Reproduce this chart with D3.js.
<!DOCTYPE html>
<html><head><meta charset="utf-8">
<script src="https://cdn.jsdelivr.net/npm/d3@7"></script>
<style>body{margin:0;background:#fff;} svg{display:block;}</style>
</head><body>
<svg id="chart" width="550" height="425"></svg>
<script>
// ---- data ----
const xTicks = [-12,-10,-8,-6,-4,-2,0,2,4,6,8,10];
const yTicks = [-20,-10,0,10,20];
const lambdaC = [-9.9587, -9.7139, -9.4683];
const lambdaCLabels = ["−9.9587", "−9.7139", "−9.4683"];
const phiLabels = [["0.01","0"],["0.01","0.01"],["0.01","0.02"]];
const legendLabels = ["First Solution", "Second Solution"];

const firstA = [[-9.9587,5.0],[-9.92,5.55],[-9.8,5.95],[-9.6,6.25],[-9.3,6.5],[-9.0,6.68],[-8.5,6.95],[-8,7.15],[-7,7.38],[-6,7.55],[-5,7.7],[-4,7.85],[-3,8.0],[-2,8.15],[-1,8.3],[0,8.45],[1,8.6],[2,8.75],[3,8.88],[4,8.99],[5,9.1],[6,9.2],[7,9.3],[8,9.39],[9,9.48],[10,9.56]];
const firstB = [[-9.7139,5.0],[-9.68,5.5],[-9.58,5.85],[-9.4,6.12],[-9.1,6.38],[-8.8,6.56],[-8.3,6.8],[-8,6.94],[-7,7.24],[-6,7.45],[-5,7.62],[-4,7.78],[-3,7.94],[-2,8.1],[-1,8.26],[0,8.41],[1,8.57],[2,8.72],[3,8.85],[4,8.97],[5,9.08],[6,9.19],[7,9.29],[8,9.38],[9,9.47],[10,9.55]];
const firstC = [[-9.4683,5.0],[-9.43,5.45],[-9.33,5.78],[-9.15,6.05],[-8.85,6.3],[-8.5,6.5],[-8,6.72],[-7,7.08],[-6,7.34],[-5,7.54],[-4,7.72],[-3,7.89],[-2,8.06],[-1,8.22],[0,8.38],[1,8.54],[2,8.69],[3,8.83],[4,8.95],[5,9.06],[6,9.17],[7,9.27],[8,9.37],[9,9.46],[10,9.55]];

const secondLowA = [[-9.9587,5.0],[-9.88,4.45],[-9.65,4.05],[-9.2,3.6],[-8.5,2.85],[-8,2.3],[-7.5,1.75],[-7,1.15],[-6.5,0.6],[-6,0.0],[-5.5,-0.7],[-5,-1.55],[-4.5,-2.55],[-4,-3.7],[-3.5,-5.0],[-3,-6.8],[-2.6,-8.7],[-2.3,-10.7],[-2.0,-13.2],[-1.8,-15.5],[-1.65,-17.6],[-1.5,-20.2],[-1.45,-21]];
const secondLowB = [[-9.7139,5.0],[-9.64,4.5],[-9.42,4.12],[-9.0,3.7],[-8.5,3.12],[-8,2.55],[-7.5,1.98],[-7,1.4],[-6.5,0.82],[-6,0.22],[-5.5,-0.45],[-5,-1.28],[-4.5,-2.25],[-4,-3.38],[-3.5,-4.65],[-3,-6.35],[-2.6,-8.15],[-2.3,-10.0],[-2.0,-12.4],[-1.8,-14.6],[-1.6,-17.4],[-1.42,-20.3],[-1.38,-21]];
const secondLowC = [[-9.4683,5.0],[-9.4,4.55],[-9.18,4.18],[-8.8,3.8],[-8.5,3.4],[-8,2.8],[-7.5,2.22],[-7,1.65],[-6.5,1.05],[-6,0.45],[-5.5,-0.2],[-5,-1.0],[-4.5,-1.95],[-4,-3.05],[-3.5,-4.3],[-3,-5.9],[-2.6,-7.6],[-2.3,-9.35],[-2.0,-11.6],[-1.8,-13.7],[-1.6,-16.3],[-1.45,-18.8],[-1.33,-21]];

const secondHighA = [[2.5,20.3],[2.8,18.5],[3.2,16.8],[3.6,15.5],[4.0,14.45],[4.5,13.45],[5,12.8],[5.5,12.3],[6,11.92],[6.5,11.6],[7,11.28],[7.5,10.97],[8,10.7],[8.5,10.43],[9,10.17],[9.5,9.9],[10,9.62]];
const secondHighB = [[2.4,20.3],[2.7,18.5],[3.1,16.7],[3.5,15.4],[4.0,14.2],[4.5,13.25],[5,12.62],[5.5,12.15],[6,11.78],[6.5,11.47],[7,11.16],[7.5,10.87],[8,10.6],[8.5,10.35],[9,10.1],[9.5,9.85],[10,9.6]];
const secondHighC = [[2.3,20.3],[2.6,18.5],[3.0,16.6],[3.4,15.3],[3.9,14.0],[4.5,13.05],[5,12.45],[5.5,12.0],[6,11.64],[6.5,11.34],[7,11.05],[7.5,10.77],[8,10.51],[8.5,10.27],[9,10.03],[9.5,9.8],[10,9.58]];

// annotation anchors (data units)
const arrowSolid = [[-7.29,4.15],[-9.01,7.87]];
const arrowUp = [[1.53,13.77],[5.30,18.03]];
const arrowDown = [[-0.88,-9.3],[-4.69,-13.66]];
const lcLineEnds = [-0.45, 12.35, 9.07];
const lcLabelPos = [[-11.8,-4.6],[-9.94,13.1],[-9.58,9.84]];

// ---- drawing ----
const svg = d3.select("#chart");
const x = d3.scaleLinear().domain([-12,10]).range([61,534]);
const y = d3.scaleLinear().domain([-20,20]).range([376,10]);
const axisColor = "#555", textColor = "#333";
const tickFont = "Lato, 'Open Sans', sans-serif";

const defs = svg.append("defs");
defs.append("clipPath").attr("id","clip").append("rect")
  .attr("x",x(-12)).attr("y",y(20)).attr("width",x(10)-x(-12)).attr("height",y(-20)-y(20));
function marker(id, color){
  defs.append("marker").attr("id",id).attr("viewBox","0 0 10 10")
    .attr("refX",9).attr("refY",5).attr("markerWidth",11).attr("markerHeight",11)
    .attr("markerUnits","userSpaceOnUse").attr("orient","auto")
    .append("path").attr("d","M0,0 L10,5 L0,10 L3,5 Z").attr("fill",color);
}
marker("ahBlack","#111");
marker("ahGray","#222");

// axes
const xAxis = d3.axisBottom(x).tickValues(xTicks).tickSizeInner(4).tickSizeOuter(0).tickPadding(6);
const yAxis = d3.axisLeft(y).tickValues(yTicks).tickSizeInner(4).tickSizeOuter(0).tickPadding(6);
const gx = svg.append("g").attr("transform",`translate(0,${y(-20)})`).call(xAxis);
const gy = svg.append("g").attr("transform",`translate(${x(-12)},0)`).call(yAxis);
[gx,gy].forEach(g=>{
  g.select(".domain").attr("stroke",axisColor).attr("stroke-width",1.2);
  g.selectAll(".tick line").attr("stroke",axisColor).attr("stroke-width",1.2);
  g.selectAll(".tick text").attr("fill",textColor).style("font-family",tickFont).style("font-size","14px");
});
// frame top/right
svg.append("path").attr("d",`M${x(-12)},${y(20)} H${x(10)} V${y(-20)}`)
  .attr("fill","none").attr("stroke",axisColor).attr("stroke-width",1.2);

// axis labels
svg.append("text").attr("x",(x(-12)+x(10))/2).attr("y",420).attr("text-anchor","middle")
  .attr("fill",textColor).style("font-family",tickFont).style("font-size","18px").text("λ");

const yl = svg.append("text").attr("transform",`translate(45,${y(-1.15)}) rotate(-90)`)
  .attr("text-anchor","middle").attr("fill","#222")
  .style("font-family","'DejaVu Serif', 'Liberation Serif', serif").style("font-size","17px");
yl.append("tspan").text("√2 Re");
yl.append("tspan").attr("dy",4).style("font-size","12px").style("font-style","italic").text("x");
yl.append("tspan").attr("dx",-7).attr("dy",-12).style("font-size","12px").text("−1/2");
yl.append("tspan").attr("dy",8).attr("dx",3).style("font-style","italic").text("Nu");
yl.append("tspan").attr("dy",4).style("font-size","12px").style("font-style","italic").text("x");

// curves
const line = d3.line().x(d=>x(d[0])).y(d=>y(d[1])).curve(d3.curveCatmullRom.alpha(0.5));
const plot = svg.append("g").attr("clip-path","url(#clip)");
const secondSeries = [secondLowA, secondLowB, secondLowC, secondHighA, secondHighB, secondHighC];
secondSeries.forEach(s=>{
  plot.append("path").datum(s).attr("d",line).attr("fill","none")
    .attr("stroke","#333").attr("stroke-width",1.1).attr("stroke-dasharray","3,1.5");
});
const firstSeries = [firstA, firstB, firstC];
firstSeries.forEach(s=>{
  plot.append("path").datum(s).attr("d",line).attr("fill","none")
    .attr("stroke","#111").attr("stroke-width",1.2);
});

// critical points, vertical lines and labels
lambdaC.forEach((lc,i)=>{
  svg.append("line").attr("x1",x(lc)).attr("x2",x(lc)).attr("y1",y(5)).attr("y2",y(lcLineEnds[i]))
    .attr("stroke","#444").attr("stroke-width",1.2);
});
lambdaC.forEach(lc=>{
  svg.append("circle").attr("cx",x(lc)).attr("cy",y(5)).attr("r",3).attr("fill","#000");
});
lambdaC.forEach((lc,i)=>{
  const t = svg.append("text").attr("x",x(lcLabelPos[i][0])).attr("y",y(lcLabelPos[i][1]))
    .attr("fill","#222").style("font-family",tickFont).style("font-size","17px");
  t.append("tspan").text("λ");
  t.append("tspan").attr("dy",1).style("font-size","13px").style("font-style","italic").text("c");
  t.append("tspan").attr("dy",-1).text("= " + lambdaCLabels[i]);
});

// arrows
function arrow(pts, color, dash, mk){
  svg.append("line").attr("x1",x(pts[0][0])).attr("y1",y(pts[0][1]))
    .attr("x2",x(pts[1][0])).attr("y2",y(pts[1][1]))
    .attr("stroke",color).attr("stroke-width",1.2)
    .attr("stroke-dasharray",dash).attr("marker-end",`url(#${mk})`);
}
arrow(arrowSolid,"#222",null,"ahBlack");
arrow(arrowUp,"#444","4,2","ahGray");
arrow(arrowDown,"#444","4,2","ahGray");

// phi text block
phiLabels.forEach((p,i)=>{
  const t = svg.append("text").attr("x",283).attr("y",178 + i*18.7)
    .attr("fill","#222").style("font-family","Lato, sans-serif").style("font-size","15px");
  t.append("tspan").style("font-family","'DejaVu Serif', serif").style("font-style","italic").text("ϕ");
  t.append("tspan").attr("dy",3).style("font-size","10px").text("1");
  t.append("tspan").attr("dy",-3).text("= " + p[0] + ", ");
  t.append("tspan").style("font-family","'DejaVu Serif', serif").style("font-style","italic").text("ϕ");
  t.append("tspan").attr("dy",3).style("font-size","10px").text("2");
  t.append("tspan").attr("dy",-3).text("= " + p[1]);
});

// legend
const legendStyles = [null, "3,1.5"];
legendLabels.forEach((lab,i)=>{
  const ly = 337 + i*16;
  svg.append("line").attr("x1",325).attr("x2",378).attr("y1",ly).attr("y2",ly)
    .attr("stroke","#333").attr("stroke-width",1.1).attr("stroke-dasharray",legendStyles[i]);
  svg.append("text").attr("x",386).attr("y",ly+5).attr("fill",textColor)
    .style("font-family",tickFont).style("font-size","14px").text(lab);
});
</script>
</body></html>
==
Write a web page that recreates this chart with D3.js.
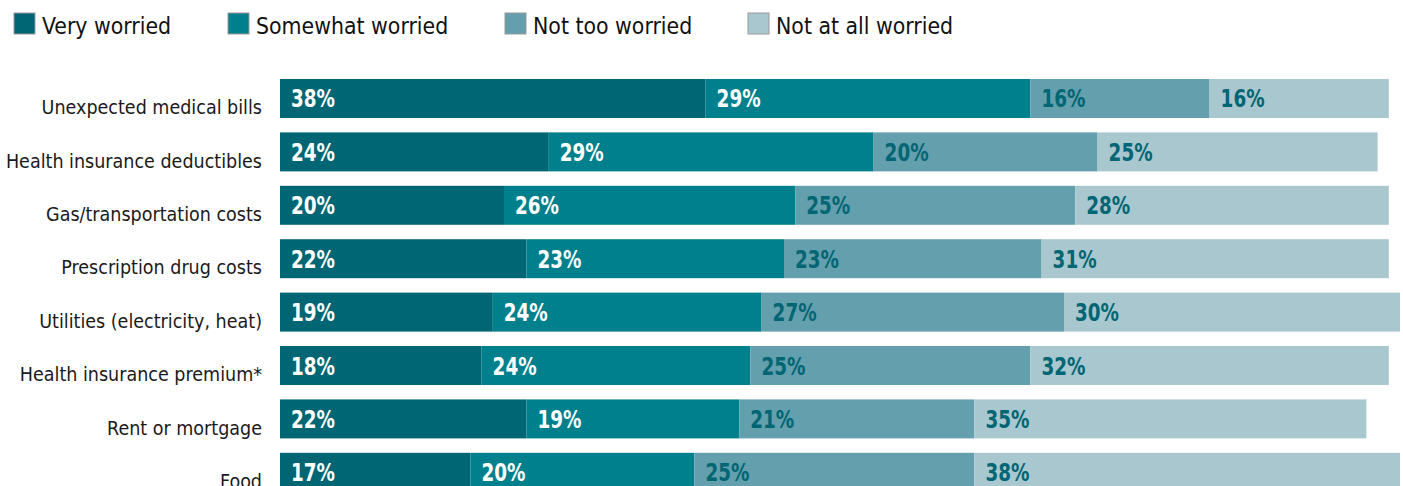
...
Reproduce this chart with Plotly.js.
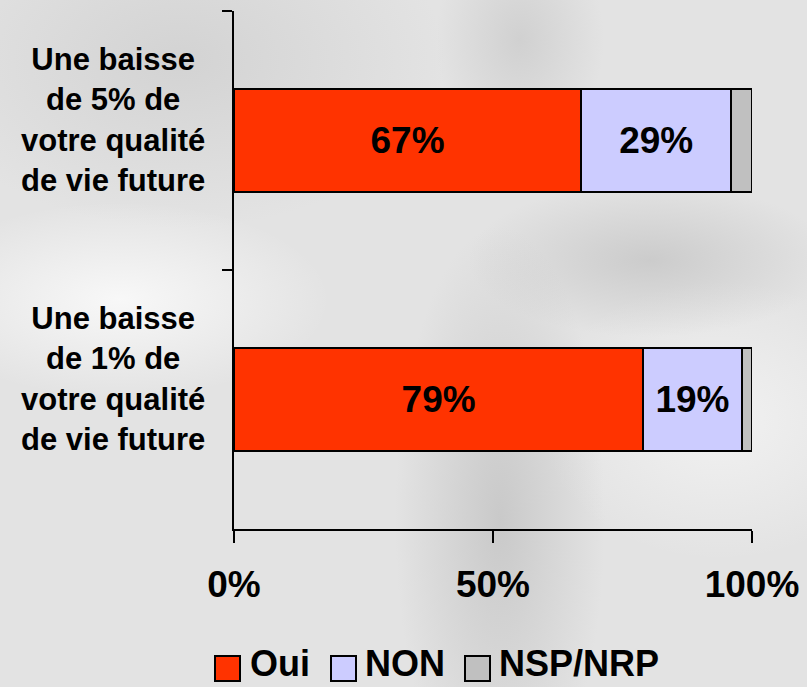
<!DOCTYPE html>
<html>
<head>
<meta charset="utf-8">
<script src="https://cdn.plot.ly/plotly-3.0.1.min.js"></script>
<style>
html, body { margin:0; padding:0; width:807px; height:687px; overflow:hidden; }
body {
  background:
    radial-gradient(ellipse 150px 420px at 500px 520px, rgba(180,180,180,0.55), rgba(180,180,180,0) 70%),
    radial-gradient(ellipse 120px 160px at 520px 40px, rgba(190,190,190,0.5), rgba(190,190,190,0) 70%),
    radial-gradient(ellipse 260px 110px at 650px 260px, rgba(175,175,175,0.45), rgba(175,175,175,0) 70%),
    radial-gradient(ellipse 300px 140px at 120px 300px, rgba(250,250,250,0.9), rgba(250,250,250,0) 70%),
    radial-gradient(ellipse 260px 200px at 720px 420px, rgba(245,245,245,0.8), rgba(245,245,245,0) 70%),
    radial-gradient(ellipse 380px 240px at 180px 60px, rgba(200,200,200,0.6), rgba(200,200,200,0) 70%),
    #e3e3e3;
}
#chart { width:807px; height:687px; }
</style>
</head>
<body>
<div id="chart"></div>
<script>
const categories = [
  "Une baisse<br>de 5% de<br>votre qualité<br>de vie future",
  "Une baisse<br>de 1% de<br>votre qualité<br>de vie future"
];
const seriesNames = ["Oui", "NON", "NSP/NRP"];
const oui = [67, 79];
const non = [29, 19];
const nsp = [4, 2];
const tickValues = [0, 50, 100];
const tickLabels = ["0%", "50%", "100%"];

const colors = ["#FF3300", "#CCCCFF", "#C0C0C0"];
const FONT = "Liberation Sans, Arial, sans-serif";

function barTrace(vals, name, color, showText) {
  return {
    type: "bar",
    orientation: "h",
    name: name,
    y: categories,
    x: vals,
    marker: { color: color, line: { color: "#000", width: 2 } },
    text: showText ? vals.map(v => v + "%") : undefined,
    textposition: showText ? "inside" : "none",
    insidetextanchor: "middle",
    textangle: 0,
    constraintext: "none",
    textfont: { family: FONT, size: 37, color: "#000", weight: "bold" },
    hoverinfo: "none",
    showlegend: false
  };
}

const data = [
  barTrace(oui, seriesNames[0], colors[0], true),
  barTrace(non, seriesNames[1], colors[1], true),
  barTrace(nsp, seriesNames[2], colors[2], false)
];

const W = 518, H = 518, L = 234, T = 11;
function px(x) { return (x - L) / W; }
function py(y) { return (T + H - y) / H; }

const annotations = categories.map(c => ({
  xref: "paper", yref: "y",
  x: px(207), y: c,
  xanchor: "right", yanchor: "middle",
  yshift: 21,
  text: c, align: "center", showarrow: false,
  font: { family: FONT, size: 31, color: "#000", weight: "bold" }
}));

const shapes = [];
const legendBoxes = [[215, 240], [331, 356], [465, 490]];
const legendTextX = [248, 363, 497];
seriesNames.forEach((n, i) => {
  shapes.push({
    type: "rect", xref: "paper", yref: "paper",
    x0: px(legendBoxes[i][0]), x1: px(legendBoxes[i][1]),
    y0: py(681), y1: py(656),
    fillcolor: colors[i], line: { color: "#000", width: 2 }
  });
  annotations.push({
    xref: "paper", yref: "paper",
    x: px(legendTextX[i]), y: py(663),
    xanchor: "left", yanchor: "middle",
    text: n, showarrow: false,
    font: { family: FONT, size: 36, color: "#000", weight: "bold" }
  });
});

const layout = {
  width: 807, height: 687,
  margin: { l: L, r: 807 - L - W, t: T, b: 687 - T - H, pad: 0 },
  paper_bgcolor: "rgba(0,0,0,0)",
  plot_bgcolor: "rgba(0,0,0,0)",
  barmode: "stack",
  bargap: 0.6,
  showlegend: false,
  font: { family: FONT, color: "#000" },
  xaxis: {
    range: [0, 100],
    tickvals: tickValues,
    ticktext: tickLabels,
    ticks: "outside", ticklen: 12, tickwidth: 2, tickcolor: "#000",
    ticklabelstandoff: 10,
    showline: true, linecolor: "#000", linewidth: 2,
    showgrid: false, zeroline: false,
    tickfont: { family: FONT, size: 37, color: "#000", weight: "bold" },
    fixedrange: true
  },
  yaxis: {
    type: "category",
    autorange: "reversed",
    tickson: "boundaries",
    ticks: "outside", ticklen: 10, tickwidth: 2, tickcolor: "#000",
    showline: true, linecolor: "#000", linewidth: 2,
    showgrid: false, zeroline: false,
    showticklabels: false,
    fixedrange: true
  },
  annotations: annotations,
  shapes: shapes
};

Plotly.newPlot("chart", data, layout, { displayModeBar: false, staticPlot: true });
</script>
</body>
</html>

- Task objective -
Copy and report every line where the word "with" is present.

- Finished exercise -
Reproduce this chart with D3.js.
Write a web page that recreates this chart with D3.js.
Reproduce this chart with Plotly.js.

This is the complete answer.